Let’s start by adding these checks to our preprocessing script.

Image Validation with Pillow

Sometimes, image files are present on disk but cannot be opened — either because they’re incomplete, corrupted, or improperly encoded. The best way to catch this early is to attempt to open the image using the Pillow library.

Add this function to your preprocessing.py file:


def is_image_valid(path: str) -> bool:
    try:
        img = Image.open(path)
        img.verify()  # Verifies without loading full image into memory
        return True
    except (UnidentifiedImageError, IOError):
        return False

This function attempts to open and verify the image. If the file is invalid or unreadable, it returns False, and we’ll skip that image during preprocessing.

Bluriness Detection with OpenCV

Some images may technically be readable but are so blurry that they contribute noise to the training process. We’ll use a common computer vision trick: the Laplacian variance.

The Laplacian operator highlights edges in an image. If an image has very few edges, it likely means it’s blurry. Measuring the variance of the Laplacian gives us a numeric estimate of how sharp the image is.

Here’s the function to compute that:


def is_blurry(image: np.ndarray, threshold: float = 100.0) -> bool:
    gray = cv2.cvtColor(image, cv2.COLOR_RGB2GRAY)
    lap_var = cv2.Laplacian(gray, cv2.CV_64F).var()
    return lap_var < threshold

This function works with OpenCV images (NumPy arrays) and returns True if the image is considered too blurry to use. The threshold value is tunable, you can experiment with values between 50 and 150 depending on your dataset. For CIFAR-10, a value around 100.0 works well in most cases.

Combining Both Checks

Now that we have both is_image_valid() and is_blurry(), we can apply them in sequence to each image. If an image fails either test, we skip it and move on to the next one.

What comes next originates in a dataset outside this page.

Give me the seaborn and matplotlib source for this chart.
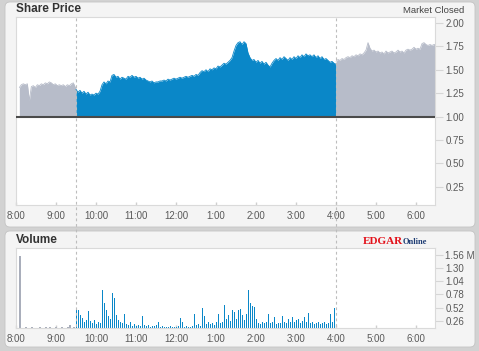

We’ll integrate this logic into the main preprocessing loop soon, but first we need to prepare one more important step: ensuring that each image is correctly sized and shaped for our model.

In the next section, we’ll write a function to pad and resize images to 32×32 pixels, the input shape expected by CIFAR-10 models.


Padding and Resizing Images

When working with convolutional neural networks (CNNs), your input data must have consistent dimensions. CIFAR-10 is designed for images of size 32×32 pixels, so we’ll standardize every image to that shape.

However, real-world image datasets,even those curated like CIFAR-10, may not always be square or perfectly sized. Instead of directly resizing a rectangular image (which can distort its contents), a better approach is to pad the image to a square shape first, then resize it.

This preserves the aspect ratio of the original image while allowing us to meet the input requirements of our model.

Step-by-Step: How We’ll Process Each Image

Let’s break down what our image transformation function will do:

  1. Check image dimensions: Get the height and width.
  2. Determine which side is smaller: Add black padding to that side to make the image square.
  3. Resize the padded image: Use OpenCV to scale it to exactly 32×32.
  4. Return the transformed image: Now safe for model input.

Padding and Resizing Function

def pad_and_resize(image: np.ndarray, target_size: int = 32) -> np.ndarray:
    h, w, _ = image.shape
    diff = abs(h - w)

    # Compute padding
    pad1, pad2 = diff // 2, diff - diff // 2
    if h > w:
        # Image is taller than wide: pad width
        padded = cv2.copyMakeBorder(image, 0, 0, pad1, pad2, cv2.BORDER_CONSTANT, value=[0, 0, 0])
    else:
        # Image is wider than tall: pad height
        padded = cv2.copyMakeBorder(image, pad1, pad2, 0, 0, cv2.BORDER_CONSTANT, value=[0, 0, 0])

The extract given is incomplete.